** start **

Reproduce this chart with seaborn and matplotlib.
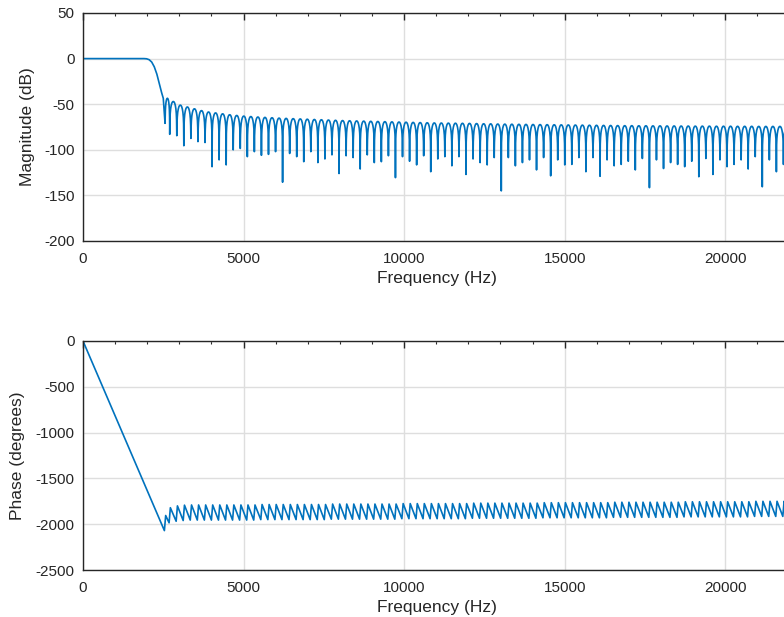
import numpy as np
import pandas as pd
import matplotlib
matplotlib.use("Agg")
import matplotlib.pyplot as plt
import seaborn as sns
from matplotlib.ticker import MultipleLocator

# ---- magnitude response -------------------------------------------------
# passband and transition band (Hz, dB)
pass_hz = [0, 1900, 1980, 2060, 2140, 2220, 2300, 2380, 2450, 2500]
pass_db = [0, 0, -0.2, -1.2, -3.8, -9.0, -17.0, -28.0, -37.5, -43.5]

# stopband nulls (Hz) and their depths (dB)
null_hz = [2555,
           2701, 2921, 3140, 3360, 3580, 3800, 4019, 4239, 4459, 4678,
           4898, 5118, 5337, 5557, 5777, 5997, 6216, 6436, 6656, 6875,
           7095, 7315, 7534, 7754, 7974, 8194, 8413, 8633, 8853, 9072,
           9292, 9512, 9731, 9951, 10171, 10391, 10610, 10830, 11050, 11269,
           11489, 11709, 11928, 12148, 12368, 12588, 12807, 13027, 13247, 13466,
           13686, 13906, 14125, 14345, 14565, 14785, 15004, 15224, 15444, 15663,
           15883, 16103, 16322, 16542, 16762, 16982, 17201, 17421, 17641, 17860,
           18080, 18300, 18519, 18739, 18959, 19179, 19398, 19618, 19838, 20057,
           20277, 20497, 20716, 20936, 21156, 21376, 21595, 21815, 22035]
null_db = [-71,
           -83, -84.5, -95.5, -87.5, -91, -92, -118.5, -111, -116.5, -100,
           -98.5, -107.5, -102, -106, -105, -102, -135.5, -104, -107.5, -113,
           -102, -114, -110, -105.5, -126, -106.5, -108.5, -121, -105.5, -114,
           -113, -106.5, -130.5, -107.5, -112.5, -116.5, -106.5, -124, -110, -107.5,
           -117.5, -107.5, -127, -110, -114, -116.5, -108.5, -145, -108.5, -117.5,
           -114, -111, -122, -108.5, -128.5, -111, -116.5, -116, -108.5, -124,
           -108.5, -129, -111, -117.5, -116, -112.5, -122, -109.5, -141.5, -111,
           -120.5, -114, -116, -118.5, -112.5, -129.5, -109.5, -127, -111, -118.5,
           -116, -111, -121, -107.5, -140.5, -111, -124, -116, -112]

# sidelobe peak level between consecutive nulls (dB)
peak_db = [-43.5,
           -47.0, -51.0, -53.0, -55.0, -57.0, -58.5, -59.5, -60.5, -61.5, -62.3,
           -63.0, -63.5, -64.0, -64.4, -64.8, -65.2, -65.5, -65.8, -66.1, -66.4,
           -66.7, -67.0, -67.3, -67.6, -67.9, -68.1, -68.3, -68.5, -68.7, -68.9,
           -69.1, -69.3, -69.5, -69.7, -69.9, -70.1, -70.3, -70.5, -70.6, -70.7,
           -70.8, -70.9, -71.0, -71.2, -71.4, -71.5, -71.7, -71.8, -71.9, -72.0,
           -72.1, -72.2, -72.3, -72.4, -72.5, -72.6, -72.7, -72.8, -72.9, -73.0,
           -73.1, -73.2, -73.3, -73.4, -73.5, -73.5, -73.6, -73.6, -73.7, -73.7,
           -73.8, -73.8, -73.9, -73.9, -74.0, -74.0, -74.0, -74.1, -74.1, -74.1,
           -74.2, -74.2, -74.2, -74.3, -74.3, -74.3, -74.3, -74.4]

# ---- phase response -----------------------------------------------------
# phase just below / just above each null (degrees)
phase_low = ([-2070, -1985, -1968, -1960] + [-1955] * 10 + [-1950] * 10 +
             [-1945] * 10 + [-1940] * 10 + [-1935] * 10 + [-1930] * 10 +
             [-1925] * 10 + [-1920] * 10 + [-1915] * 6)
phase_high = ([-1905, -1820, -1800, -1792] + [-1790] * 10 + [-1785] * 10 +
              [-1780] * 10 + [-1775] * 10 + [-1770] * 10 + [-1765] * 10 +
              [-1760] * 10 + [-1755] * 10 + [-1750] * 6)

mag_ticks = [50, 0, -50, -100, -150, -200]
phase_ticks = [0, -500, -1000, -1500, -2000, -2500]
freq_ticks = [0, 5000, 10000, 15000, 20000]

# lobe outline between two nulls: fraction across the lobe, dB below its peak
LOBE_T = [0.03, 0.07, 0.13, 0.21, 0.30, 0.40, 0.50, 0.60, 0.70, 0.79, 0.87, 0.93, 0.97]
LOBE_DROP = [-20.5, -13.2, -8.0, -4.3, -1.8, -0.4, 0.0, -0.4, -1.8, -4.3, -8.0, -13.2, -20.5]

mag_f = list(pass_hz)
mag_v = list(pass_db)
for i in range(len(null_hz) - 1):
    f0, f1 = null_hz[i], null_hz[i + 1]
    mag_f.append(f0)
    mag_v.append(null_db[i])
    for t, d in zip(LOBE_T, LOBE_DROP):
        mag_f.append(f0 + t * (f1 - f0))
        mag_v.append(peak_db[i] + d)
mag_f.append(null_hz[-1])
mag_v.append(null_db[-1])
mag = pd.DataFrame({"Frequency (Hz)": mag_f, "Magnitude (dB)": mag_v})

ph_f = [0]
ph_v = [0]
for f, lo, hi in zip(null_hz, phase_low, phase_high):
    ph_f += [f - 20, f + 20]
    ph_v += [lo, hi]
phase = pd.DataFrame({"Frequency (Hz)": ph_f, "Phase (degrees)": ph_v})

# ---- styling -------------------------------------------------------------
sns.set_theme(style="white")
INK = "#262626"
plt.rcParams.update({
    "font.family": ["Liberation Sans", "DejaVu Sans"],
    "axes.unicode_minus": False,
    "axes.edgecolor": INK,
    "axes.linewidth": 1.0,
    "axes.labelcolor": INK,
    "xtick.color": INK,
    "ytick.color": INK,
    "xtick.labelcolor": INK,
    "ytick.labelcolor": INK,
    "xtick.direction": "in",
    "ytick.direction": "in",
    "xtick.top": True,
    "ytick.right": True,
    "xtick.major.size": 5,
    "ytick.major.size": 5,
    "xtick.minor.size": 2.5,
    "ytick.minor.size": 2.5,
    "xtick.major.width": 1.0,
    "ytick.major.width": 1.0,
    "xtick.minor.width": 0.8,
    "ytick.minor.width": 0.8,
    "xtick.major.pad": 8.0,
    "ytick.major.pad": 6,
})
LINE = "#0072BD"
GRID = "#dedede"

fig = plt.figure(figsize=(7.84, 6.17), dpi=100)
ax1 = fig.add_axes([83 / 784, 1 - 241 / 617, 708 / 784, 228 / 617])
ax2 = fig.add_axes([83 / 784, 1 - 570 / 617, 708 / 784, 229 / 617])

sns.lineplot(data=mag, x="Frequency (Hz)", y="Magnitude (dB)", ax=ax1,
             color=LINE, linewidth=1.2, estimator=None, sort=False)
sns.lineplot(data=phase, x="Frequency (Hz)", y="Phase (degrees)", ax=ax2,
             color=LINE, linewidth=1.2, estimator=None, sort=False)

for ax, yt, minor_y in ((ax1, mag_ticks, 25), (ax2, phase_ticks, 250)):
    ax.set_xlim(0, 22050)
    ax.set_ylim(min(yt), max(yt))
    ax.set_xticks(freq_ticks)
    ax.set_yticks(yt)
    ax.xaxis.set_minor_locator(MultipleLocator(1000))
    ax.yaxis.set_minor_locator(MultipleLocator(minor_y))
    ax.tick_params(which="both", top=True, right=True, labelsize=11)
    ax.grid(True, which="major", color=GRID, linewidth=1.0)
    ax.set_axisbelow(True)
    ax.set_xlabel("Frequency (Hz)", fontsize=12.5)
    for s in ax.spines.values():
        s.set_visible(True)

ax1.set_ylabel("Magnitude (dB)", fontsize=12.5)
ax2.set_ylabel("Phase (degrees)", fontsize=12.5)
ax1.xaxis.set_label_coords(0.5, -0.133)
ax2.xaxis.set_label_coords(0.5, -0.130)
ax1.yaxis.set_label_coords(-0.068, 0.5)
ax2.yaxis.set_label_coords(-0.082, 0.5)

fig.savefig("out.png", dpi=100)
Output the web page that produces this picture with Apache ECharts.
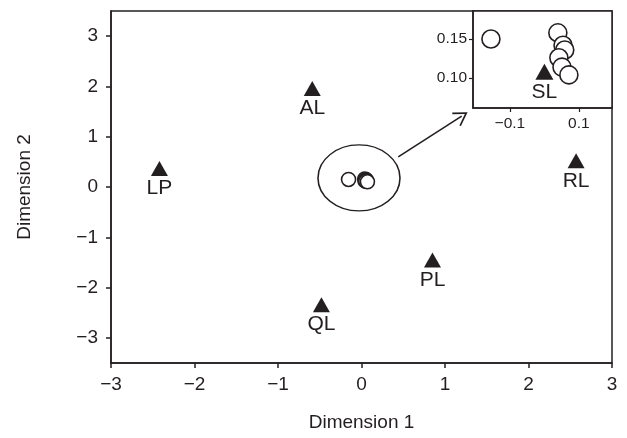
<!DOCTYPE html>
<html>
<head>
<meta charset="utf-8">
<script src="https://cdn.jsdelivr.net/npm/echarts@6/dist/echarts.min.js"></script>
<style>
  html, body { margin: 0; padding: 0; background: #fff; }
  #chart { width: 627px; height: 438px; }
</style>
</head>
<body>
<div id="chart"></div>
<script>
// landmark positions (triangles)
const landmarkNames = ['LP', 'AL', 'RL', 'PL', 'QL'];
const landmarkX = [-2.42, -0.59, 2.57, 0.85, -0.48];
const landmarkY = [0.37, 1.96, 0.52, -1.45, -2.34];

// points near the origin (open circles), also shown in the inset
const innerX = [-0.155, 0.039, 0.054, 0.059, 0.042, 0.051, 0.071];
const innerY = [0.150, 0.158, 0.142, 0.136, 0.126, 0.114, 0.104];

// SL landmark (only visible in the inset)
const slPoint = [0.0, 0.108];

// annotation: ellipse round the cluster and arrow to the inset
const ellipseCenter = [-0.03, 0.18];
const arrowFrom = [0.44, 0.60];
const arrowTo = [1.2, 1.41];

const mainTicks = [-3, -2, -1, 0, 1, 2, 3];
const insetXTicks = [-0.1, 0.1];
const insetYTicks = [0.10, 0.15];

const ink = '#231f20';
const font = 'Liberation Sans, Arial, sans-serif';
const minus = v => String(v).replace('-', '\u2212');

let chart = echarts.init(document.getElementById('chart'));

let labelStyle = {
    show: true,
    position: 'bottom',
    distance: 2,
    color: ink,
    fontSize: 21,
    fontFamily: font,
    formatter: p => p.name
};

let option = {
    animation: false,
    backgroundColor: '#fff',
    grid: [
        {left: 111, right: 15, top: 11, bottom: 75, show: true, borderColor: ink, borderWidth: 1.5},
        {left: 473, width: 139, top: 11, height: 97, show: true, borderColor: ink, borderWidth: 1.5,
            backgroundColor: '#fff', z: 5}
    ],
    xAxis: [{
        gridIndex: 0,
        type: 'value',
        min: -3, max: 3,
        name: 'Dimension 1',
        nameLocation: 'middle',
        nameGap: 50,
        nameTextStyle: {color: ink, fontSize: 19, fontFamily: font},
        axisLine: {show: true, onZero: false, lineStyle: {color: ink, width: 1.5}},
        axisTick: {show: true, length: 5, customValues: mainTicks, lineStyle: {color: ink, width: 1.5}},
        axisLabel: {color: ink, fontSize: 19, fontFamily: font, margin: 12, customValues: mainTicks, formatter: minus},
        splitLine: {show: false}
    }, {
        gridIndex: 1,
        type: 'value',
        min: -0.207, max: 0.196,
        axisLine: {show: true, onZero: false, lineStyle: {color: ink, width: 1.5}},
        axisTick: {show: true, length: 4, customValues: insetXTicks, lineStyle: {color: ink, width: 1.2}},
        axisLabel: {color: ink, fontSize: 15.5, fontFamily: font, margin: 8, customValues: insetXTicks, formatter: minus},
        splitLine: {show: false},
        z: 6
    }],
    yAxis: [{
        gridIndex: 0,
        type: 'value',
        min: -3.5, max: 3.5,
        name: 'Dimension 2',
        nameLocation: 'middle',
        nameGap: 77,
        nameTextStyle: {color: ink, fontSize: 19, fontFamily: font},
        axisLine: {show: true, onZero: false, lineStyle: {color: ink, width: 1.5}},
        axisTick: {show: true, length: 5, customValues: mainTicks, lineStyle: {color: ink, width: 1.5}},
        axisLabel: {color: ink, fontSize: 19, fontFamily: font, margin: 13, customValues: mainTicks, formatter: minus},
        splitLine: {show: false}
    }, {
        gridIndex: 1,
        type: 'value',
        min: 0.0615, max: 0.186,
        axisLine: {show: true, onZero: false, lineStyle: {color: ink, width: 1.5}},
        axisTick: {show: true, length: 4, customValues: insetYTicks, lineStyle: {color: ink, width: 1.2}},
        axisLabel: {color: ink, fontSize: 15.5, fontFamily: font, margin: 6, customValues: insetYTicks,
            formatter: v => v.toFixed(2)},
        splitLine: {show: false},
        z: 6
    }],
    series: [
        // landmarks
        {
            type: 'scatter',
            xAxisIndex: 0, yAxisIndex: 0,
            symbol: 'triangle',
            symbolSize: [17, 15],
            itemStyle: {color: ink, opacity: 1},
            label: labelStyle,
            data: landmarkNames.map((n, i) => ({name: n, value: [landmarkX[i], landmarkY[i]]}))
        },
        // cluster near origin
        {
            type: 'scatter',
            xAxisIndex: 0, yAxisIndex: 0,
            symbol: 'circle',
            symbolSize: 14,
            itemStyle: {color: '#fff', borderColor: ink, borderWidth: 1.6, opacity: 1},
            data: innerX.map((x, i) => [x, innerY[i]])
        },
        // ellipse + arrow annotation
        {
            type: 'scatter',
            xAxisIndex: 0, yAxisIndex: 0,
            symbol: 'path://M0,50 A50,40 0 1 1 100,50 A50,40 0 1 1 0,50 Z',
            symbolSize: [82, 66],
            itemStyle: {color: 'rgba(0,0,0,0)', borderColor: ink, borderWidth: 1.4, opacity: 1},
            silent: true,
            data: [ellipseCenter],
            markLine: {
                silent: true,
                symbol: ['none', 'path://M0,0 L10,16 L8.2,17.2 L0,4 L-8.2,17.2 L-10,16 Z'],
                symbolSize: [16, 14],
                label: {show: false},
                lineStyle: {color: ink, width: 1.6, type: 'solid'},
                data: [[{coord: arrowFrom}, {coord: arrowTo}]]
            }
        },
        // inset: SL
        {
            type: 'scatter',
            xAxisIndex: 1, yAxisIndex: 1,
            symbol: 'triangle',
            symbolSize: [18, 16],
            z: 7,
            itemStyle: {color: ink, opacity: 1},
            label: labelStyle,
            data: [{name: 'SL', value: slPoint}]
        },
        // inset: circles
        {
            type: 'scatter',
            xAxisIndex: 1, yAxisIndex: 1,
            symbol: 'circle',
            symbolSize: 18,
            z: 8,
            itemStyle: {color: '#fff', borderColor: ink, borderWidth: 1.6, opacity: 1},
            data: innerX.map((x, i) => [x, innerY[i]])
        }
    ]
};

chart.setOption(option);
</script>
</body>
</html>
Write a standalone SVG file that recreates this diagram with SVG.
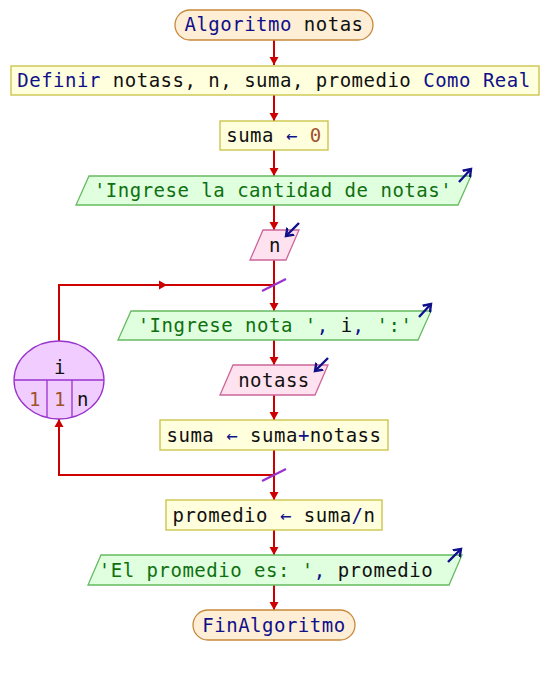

** end **

**Do this:** Identify lines with the string "that". Copy each one.

**Full answer:**
Output the web page that produces this picture with Apache ECharts.
Write a standalone SVG file that recreates this diagram with SVG.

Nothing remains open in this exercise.